Your instructions: Leave out the pictures, and retype only the lines from the beginning of the material through the line that contains "var yName = 'Absorbance (a.u.)';", including both.

# start of Supplied information

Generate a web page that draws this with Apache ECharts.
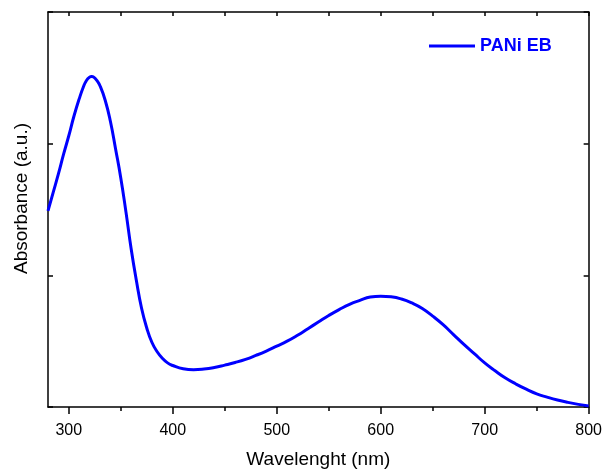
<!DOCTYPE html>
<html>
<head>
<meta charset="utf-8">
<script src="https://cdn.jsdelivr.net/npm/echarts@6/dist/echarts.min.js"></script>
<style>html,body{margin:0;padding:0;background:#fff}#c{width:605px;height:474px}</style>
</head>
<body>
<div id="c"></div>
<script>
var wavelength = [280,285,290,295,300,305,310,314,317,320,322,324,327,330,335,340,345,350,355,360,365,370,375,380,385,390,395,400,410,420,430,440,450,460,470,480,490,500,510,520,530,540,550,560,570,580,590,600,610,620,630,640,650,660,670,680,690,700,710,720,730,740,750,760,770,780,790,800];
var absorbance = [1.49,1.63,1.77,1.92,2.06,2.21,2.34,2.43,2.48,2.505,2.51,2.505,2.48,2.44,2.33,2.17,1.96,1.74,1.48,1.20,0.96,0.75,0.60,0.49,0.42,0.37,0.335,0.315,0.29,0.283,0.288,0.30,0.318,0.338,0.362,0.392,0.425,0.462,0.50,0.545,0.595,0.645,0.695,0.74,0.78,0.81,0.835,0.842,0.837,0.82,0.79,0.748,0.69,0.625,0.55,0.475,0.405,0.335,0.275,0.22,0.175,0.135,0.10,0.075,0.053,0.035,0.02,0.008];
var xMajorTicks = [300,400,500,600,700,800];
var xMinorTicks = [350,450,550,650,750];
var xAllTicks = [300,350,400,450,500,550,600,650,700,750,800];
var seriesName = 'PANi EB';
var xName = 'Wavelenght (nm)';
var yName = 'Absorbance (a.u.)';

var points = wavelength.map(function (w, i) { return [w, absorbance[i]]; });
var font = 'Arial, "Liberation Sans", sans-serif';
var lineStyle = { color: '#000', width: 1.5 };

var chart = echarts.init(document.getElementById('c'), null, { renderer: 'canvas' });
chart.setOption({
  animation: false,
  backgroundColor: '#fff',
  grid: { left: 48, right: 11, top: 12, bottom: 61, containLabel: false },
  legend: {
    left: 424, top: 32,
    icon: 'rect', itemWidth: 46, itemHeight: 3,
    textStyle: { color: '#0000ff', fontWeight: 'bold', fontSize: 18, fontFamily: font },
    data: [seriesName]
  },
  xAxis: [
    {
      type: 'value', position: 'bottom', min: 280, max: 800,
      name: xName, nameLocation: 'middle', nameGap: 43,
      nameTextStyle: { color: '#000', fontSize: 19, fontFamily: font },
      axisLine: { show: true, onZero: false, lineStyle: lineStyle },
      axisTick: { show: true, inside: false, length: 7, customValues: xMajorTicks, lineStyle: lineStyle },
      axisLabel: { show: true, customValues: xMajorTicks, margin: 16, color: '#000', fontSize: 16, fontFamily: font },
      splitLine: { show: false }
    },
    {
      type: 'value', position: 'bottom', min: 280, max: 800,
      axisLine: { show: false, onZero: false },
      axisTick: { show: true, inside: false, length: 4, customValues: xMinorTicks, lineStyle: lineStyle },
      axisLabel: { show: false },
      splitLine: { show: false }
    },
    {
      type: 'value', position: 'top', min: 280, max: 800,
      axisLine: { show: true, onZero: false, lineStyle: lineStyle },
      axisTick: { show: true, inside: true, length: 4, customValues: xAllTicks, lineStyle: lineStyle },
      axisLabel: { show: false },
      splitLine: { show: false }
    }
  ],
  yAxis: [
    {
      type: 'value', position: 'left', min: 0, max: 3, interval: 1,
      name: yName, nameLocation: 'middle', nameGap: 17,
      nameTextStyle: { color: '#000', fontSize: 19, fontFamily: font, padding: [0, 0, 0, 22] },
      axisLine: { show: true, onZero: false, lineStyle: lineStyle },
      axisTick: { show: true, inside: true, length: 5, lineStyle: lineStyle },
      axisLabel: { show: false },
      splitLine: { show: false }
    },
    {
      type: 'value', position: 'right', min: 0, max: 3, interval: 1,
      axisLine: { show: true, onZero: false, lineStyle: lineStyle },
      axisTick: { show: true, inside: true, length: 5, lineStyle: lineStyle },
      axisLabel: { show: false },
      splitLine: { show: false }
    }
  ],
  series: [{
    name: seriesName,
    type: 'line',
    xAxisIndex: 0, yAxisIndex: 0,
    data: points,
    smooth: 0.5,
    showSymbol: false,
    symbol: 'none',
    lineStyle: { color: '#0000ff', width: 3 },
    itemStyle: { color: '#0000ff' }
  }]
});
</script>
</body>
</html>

# end of Supplied information

Final result:
Generate a web page that draws this with Apache ECharts.
<!DOCTYPE html>
<html>
<head>
<meta charset="utf-8">
<script src="https://cdn.jsdelivr.net/npm/echarts@6/dist/echarts.min.js"></script>
<style>html,body{margin:0;padding:0;background:#fff}#c{width:605px;height:474px}</style>
</head>
<body>
<div id="c"></div>
<script>
var wavelength = [280,285,290,295,300,305,310,314,317,320,322,324,327,330,335,340,345,350,355,360,365,370,375,380,385,390,395,400,410,420,430,440,450,460,470,480,490,500,510,520,530,540,550,560,570,580,590,600,610,620,630,640,650,660,670,680,690,700,710,720,730,740,750,760,770,780,790,800];
var absorbance = [1.49,1.63,1.77,1.92,2.06,2.21,2.34,2.43,2.48,2.505,2.51,2.505,2.48,2.44,2.33,2.17,1.96,1.74,1.48,1.20,0.96,0.75,0.60,0.49,0.42,0.37,0.335,0.315,0.29,0.283,0.288,0.30,0.318,0.338,0.362,0.392,0.425,0.462,0.50,0.545,0.595,0.645,0.695,0.74,0.78,0.81,0.835,0.842,0.837,0.82,0.79,0.748,0.69,0.625,0.55,0.475,0.405,0.335,0.275,0.22,0.175,0.135,0.10,0.075,0.053,0.035,0.02,0.008];
var xMajorTicks = [300,400,500,600,700,800];
var xMinorTicks = [350,450,550,650,750];
var xAllTicks = [300,350,400,450,500,550,600,650,700,750,800];
var seriesName = 'PANi EB';
var xName = 'Wavelenght (nm)';
var yName = 'Absorbance (a.u.)';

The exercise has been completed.